Ponad 130 tysięcy osób obejrzało w internecie czwartą - ostatnią część "Naszego elementarza”. To ponad trzy razy więcej niż w trakcie opiniowania trzech poprzednich części rządowego podręcznika. Tym razem do resortu edukacji wpłynęło mnie uwag niż na wcześniejszych etapach konsultacji.

"Spora część opinii zgłoszonych w ostatniej turze konsultacji dotyczyła kwestii formalnych, związanych z udostępnianiem podręcznika (...). Za pośrednictwem strony "Naszego elementarza" zgłasza się też sporo szkół z zagranicy prowadzących nauczanie uzupełniające dla dzieci w języku polskim, zainteresowanych pozyskaniem podręcznika. Wszystkie tego typu wnioski są rozpatrywane pod kątem standardowych kryteriów formalnych dotyczących wyposażania w podręczniki polonijnych placówek nauczania języka polskiego" - czytamy w komunikacie MEN.
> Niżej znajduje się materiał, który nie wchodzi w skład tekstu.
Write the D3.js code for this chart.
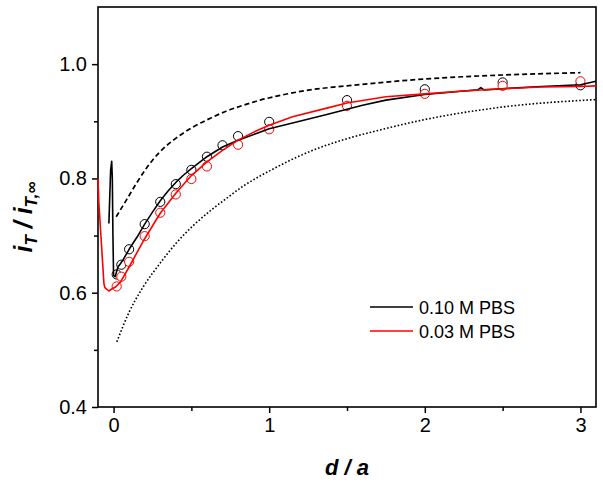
<!DOCTYPE html>
<html>
<head>
<meta charset="utf-8">
<script src="https://cdn.jsdelivr.net/npm/d3@7"></script>
<style>
  html, body { margin: 0; padding: 0; background: #fff; }
  svg { display: block; font-family: "Liberation Sans", Arial, sans-serif; }
</style>
</head>
<body>
<svg id="chart" width="603" height="483"></svg>
<script>
// ---- data ----
const xMajorTicks = [0, 1, 2, 3];
const xMinorTicks = [0.5, 1.5, 2.5];
const yMajorTicks = [0.4, 0.6, 0.8, 1.0];
const yMinorTicks = [0.5, 0.7, 0.9];

// experimental approach curves
const line010 = [[-0.030,0.721],[-0.019,0.814],[-0.012,0.830],[-0.008,0.800],[-0.004,0.700],[0.000,0.630],[0.010,0.628],[0.028,0.645],[0.045,0.651],[0.060,0.657],[0.100,0.676],[0.150,0.697],[0.200,0.720],[0.250,0.741],[0.300,0.761],[0.350,0.778],[0.400,0.793],[0.450,0.806],[0.500,0.817],[0.600,0.838],[0.700,0.855],[0.800,0.867],[0.900,0.877],[1.000,0.887],[1.150,0.897],[1.370,0.912],[1.500,0.921],[1.600,0.928],[1.750,0.937],[2.000,0.947],[2.250,0.953],[2.340,0.955],[2.360,0.959],[2.380,0.955],[2.500,0.957],[2.750,0.961],[3.000,0.964],[3.100,0.970]];
const line003 = [[-0.100,0.800],[-0.095,0.760],[-0.062,0.616],[-0.056,0.609],[-0.030,0.603],[-0.015,0.606],[0.013,0.610],[0.045,0.619],[0.100,0.645],[0.190,0.690],[0.300,0.739],[0.400,0.774],[0.500,0.805],[0.600,0.829],[0.700,0.849],[0.800,0.867],[0.900,0.881],[1.000,0.893],[1.150,0.908],[1.370,0.923],[1.500,0.932],[1.750,0.943],[2.000,0.948],[2.250,0.953],[2.500,0.957],[2.750,0.960],[3.000,0.961],[3.100,0.962]];

// simulated points
const simX010 = [0.02,0.05,0.1,0.2,0.3,0.4,0.5,0.6,0.7,0.8,1.0,1.5,2.0,2.5,3.0];
const simY010 = [0.632,0.649,0.676,0.720,0.759,0.790,0.815,0.838,0.858,0.874,0.899,0.937,0.956,0.968,0.963];
const simX003 = [0.02,0.05,0.1,0.2,0.3,0.4,0.5,0.6,0.8,1.0,1.5,2.0,2.5,3.0];
const simY003 = [0.611,0.628,0.654,0.699,0.740,0.772,0.799,0.821,0.859,0.886,0.927,0.948,0.962,0.970];

// theoretical limits
const dashedCurve = [[0.017,0.733],[0.082,0.762],[0.146,0.791],[0.211,0.818],[0.296,0.846],[0.404,0.871],[0.511,0.890],[0.619,0.905],[0.726,0.918],[0.833,0.928],[0.941,0.937],[1.048,0.944],[1.263,0.955],[1.500,0.962],[2.000,0.974],[2.500,0.981],[3.000,0.985]];
const dottedCurve = [[0.021,0.514],[0.100,0.566],[0.190,0.610],[0.300,0.652],[0.400,0.686],[0.510,0.717],[0.620,0.743],[0.730,0.766],[0.830,0.786],[0.940,0.804],[1.050,0.820],[1.160,0.835],[1.260,0.847],[1.480,0.868],[1.700,0.884],[2.000,0.903],[2.500,0.925],[3.100,0.938]];

const legendLabels = ["0.10 M PBS", "0.03 M PBS"];
const legendColors = ["#000000", "#ff0000"];

// ---- layout ----
const svg = d3.select("#chart");
const L = 98, R = 596, T = 7, B = 407;
const x = d3.scaleLinear().domain([-0.1, 3.1]).range([L, R]);
const y = d3.scaleLinear().domain([0.4, 1.1]).range([B, T]);

// frame
svg.append("rect").attr("x", L).attr("y", T).attr("width", R - L).attr("height", B - T)
  .attr("fill", "none").attr("stroke", "#000").attr("stroke-width", 1.6);

// axes
svg.append("g").attr("transform", `translate(0,${B})`)
  .call(d3.axisBottom(x).tickValues(xMajorTicks).tickFormat(d3.format("d")).tickSize(6).tickPadding(5));
svg.append("g").attr("transform", `translate(0,${B})`)
  .call(d3.axisBottom(x).tickValues(xMinorTicks).tickFormat("").tickSize(4));
svg.append("g").attr("transform", `translate(${L},0)`)
  .call(d3.axisLeft(y).tickValues(yMajorTicks).tickFormat(d3.format(".1f")).tickSize(6).tickPadding(5));
svg.append("g").attr("transform", `translate(${L},0)`)
  .call(d3.axisLeft(y).tickValues(yMinorTicks).tickFormat("").tickSize(4));
svg.selectAll(".domain").remove();
svg.selectAll(".tick line").attr("stroke", "#000").attr("stroke-width", 1.5);
svg.selectAll(".tick text").attr("font-size", 20).attr("fill", "#000")
  .attr("font-family", "Liberation Sans, Arial, sans-serif");

const line = d3.line().x(d => x(d[0])).y(d => y(d[1]));
const smooth = d3.line().x(d => x(d[0])).y(d => y(d[1])).curve(d3.curveMonotoneX);

// theory curves
svg.append("path").attr("d", smooth(dashedCurve)).attr("fill", "none")
  .attr("stroke", "#000").attr("stroke-width", 1.7).attr("stroke-dasharray", "5,3");
svg.append("path").attr("d", smooth(dottedCurve)).attr("fill", "none")
  .attr("stroke", "#000").attr("stroke-width", 1.6).attr("stroke-dasharray", "1.6,2");

// markers
svg.append("g").selectAll("circle").data(simX010.map((v, i) => [v, simY010[i]])).join("circle")
  .attr("cx", d => x(d[0])).attr("cy", d => y(d[1])).attr("r", 4.6)
  .attr("fill", "#fff").attr("stroke", "#000").attr("stroke-width", 1);
svg.append("g").selectAll("circle").data(simX003.map((v, i) => [v, simY003[i]])).join("circle")
  .attr("cx", d => x(d[0])).attr("cy", d => y(d[1])).attr("r", 4.6)
  .attr("fill", "#fff").attr("stroke", "#ff0000").attr("stroke-width", 1);

// experimental lines
svg.append("path").attr("d", line(line010)).attr("fill", "none")
  .attr("stroke", "#000").attr("stroke-width", 1.6).attr("stroke-linejoin", "round");
svg.append("path").attr("d", line(line003)).attr("fill", "none")
  .attr("stroke", "#ff0000").attr("stroke-width", 1.6).attr("stroke-linejoin", "round");

// legend
const lg = svg.append("g");
legendLabels.forEach((lab, i) => {
  const yy = 307 + i * 24;
  lg.append("line").attr("x1", 370).attr("x2", 413).attr("y1", yy).attr("y2", yy)
    .attr("stroke", legendColors[i]).attr("stroke-width", 1.6);
  lg.append("text").attr("x", 419).attr("y", yy + 6.5).attr("font-size", 18).text(lab);
});

// axis titles
svg.append("text").attr("x", 347).attr("y", 475).attr("text-anchor", "middle")
  .attr("font-size", 22).attr("font-weight", "bold").attr("font-style", "italic")
  .text("d / a");

const yl = svg.append("text").attr("transform", "translate(32,217) rotate(-90)")
  .attr("text-anchor", "middle").attr("font-weight", "bold").attr("font-style", "italic")
  .attr("font-size", 25);
yl.append("tspan").text("i");
yl.append("tspan").attr("font-size", 17).attr("dy", 5).text("T");
yl.append("tspan").attr("dy", -5).text(" / i");
yl.append("tspan").attr("font-size", 17).attr("dy", 5).text("T,∞");
</script>
</body>
</html>
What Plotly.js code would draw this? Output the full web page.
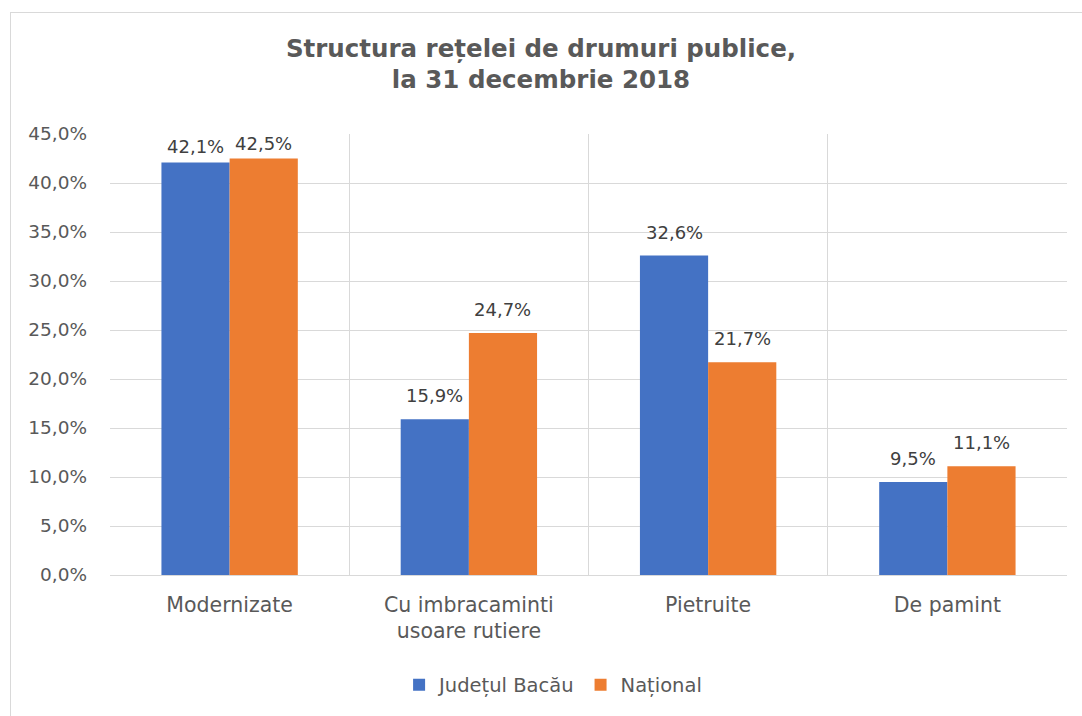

Z pierwszej części "Naszego elementarza" uczniowie mają korzystać przez wrzesień, październik i listopad, z drugiej przez - grudzień, styczeń i luty, z trzeciej - w marcu i kwietniu. Z część czwartej pierwszaki będą uczyć się w maju i czerwcu. Dzięki niej uczniowie poznają m.in. legendy o Lechu, Czechu i Rusie, o Warsie i Sawie, a także o smoku wawelskim. Nauczą się hymnu i będą robić biało-czerwone kotyliony. Pierwszoklasiści będą m.in. ćwiczyć dodawanie i odejmowanie, liczyć dziesiątkami. Ważnym elementem czwartej części jest edukacja przyrodnicza; dzieci poznają m.in. krążenie wody w przyrodzie, dowiedzą się też jak powstaje tęcza.

Zgodnie z majową nowelizacją ustawy o systemie oświaty, uczniowie, którzy 1 września tego roku rozpoczęli naukę w I klasie szkoły podstawowej, dostali darmowe podręczniki. Książki te są własnością szkoły, mają służyć co najmniej trzem rocznikom.